## Exercise requirements
The lines from the top of the material through the line with "y_multi = [0.0, 0.0072, 0.0134, 0.0180, 0.0220]" are to be set down exactly. Leave the pictures out.

* begin *

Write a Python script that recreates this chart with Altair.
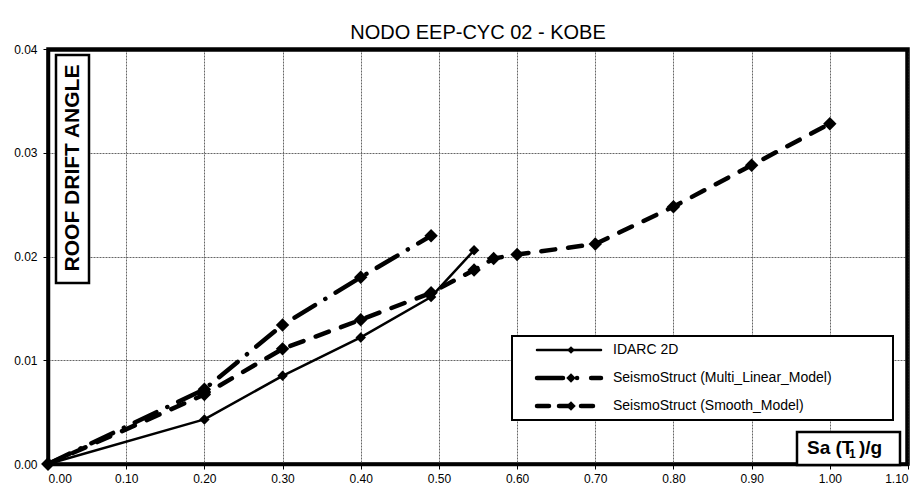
import altair as alt
import pandas as pd

# --- data ---
x_idarc = [0.0, 0.2, 0.3, 0.4, 0.49, 0.545]
y_idarc = [0.0, 0.0043, 0.0085, 0.0122, 0.0161, 0.0206]

x_multi = [0.0, 0.2, 0.3, 0.4, 0.49]
y_multi = [0.0, 0.0072, 0.0134, 0.0180, 0.0220]

x_smooth = [0.0, 0.2, 0.3, 0.4, 0.49, 0.545, 0.57, 0.6, 0.7, 0.8, 0.9, 1.0]
y_smooth = [0.0, 0.0067, 0.0111, 0.0139, 0.0165, 0.0187, 0.0198, 0.0202, 0.0212, 0.0248, 0.0288, 0.0328]

series_names = ["IDARC 2D", "SeismoStruct (Multi_Linear_Model)", "SeismoStruct (Smooth_Model)"]
x_ticks = [round(0.1 * i, 2) for i in range(12)]
y_ticks = [0.0, 0.01, 0.02, 0.03, 0.04]

FONT = "Liberation Sans"
W, H = 860, 415

xs = alt.Scale(domain=[0, 1.1], nice=False)
ys = alt.Scale(domain=[0, 0.04], nice=False)
xaxis = alt.Axis(values=x_ticks, format=".2f", title=None, grid=True, labelPadding=4,
                 domain=True, domainColor="black", domainWidth=3.5)
yaxis = alt.Axis(values=y_ticks, format=".2f", title=None, grid=True, labelPadding=6,
                 domain=True, domainColor="black", domainWidth=3.5)

df_i = pd.DataFrame({"x": x_idarc, "y": y_idarc})
df_m = pd.DataFrame({"x": x_multi, "y": y_multi})
df_s = pd.DataFrame({"x": x_smooth, "y": y_smooth})

def series(df, dash, width, size):
    base = alt.Chart(df).encode(x=alt.X("x:Q", scale=xs, axis=xaxis),
                                y=alt.Y("y:Q", scale=ys, axis=yaxis))
    line_kw = dict(color="black", strokeWidth=width, strokeCap="round", strokeJoin="round")
    if dash:
        line_kw["strokeDash"] = dash
    line = base.mark_line(**line_kw)
    pts = base.mark_point(shape="diamond", filled=True, color="black", size=size, opacity=1)
    return line + pts

dash_multi = [24, 12, 0.1, 12]
dash_smooth = [14, 13]

s_idarc = series(df_i, None, 2.5, 110)
s_multi = series(df_m, dash_multi, 4.5, 180)
s_smooth = series(df_s, dash_smooth, 4.5, 180)

one = pd.DataFrame({"a": [0]})

# top and right frame edges
fw = 3.5
frame = [
    alt.Chart(one).mark_rule(color="black", strokeWidth=fw).encode(
        x=alt.value(-1), x2=alt.value(W + 1), y=alt.value(1)),
    alt.Chart(one).mark_rule(color="black", strokeWidth=fw).encode(
        x=alt.value(W - 1), y=alt.value(0), y2=alt.value(H)),
]

# y label box
ybox = alt.Chart(one).mark_rect(fill="white", stroke="black", strokeWidth=2.5).encode(
    x=alt.value(8), x2=alt.value(41), y=alt.value(6), y2=alt.value(234))
ytext = alt.Chart(one).mark_text(text="ROOF DRIFT ANGLE", angle=270, font=FONT, fontSize=21,
                                 fontWeight="bold", color="black", align="center", baseline="middle").encode(
    x=alt.value(25), y=alt.value(119))

# x label box
xbox = alt.Chart(one).mark_rect(fill="white", stroke="black", strokeWidth=2.5).encode(
    x=alt.value(749), x2=alt.value(852), y=alt.value(383), y2=alt.value(416))
xt1 = alt.Chart(one).mark_text(text="Sa (T", font=FONT, fontSize=19, fontWeight="bold",
                               color="black", align="left", baseline="alphabetic").encode(
    x=alt.value(759), y=alt.value(405))
xt2 = alt.Chart(one).mark_text(text="1", font=FONT, fontSize=12, fontWeight="bold",
                               color="black", align="left", baseline="alphabetic").encode(
    x=alt.value(801), y=alt.value(409))
xt3 = alt.Chart(one).mark_text(text=")/g", font=FONT, fontSize=19, fontWeight="bold",
                               color="black", align="left", baseline="alphabetic").encode(
    x=alt.value(811), y=alt.value(405))

# legend
lbox = alt.Chart(one).mark_rect(fill="white", stroke="black", strokeWidth=2).encode(
    x=alt.value(464), x2=alt.value(845), y=alt.value(287), y2=alt.value(371))
leg_layers = [lbox]
leg_y = [301, 329, 357]
leg_style = [(None, 2.5, 60), ([26, 14, 0.1, 14], 4.5, 90), ([12, 10], 4.5, 90)]
for name, yy, (dash, wdt, sz) in zip(series_names, leg_y, leg_style):
    kw = dict(color="black", strokeWidth=wdt, strokeCap="round")
    if dash:
        kw["strokeDash"] = dash
    leg_layers.append(alt.Chart(one).mark_rule(**kw).encode(
        x=alt.value(489), x2=alt.value(553), y=alt.value(yy)))
    leg_layers.append(alt.Chart(one).mark_point(shape="diamond", filled=True, color="black",
                                                size=sz, opacity=1).encode(
        x=alt.value(523), y=alt.value(yy)))
    leg_layers.append(alt.Chart(one).mark_text(text=name, font=FONT, fontSize=14, color="black",
                                               align="left", baseline="middle").encode(
        x=alt.value(565), y=alt.value(yy)))

chart = alt.layer(s_smooth, s_multi, s_idarc, ybox, ytext, xbox, xt1, xt2, xt3, *leg_layers, *frame).properties(
    width=W, height=H,
    background="white",
    title=alt.TitleParams("NODO EEP-CYC 02 - KOBE", font=FONT, fontSize=20, fontWeight="normal",
                          color="black", offset=0),
    autosize=alt.AutoSizeParams(type="none"),
    padding={"left": 40, "top": 41, "right": 5, "bottom": 20},
).configure_view(stroke="black", strokeWidth=3.5).configure_axis(
    labelFont=FONT, labelFontSize=12, labelColor="black",
    ticks=True, tickColor="black", tickSize=5,
    gridColor="#666666", gridDash=[2, 1], gridWidth=1,
)

chart.save("out.html", embed_options={"renderer": "svg", "actions": False})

* end *

## Expected output
Write a Python script that recreates this chart with Altair.
import altair as alt
import pandas as pd

# --- data ---
x_idarc = [0.0, 0.2, 0.3, 0.4, 0.49, 0.545]
y_idarc = [0.0, 0.0043, 0.0085, 0.0122, 0.0161, 0.0206]

x_multi = [0.0, 0.2, 0.3, 0.4, 0.49]
y_multi = [0.0, 0.0072, 0.0134, 0.0180, 0.0220]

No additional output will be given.